Theresa May said she was dismayed about Donald Trump's decision to pull out of an international agreement to tackle climate change as the US president was left isolated on the issue at the G20 summit.
The Prime Minister said she urged Mr Trump to rejoin the Paris climate change agreement and raised it with him on the sidelines of the gathering in Hamburg, although it was not one of the items on the agenda in the formal meeting between the two leaders.
She said: "Like other world leaders here, I am dismayed at the US decision to pull out of the Paris agreement and I have urged President Trump to rejoin the Paris agreement.
"The UK's own commitment to the Paris agreement and tackling global climate change is as strong as ever."
Challenged on why she had not used her bilateral meeting with the US president to tackle him on the issue, she said: "I did bring the issue of the climate change agreement up with President Trump, I've had a number of conversations with him over the time I have been here at the G20.

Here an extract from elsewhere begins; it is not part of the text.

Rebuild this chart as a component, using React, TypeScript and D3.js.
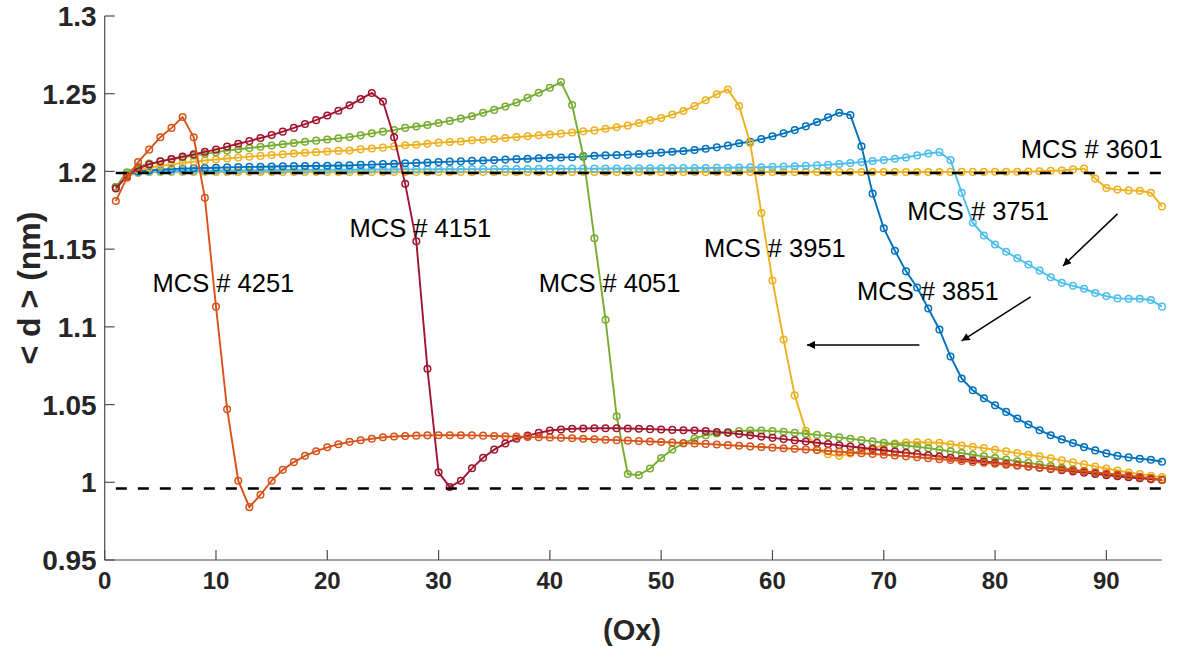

"When I brought it up with him, what I did was I encouraged him to bring the United States back into the Paris agreement.
"I continue to hope that is exactly what the United States will do."
Although Mrs May did not raise the president's decision to pull out of the Paris Agreement during their 50-minute bilateral meeting, officials said she brought it up as they walked between engagements at the Hamburg summit.
In the summit's official declaration, the leaders of the world's most powerful economies "take note" of the decision of the US to withdraw from the deal, adding that "the leaders of the other G20 members state that the Paris Agreement is irreversible".
German chancellor Angela Merkel said the US president's decision was regrettable, while French president Emmanuel Macron said he would host a summit in December to discuss the next steps on the agenda.
At a closing G20 press conference, Mrs May underlined the UK's commitment to the climate change deal.
"Not only will this protect the environment for future generations, it will keep energy affordable and maintain a secure and reliable supply in order to protect the interests of businesses and consumers," she said.
"We play a leading role internationally and we are delivering on our commitments to create a safer, more prosperous future for us all."
Critics of the US policy highlighted the splits within the international community, saying there was now a G19 committed to the Paris deal with Mr Trump on the outside.
But conservation groups demanded faster action to end the use of fossil fuels.
Greenpeace International executive director Jennifer Morgan, said: "The G19 held the line, defending the Paris Agreement against Trump's backward decision to withdraw, but that is not enough.
"The G19 should have committed to accelerate the transformation away from coal, oil and gas. If Paris was the starting point, Hamburg must sow the seeds of much greater ambition.
"Millions of people suffering from the impacts of climate change are demanding urgent action to end the age of coal, oil and gas. To put words into action, the G19 must now accelerate the clean energy transition and set sail from Hamburg with an agenda of change."
WWF climate and energy spokesman Manuel Pulgar-Vidal said: "Implementing the Paris Agreement is in the interest of each nation.
"Effective climate strategies can help unlock new business and employment opportunities, renewable energy, health benefits, and a sustainable future for all.
"As G20 leaders join cities, companies and individuals around the globe in committing toward a climate-safe future, it must be crystal clear that there is no place for fossil fuels in this scenario. We can be stronger together for climate but we need to translate ambition into action now."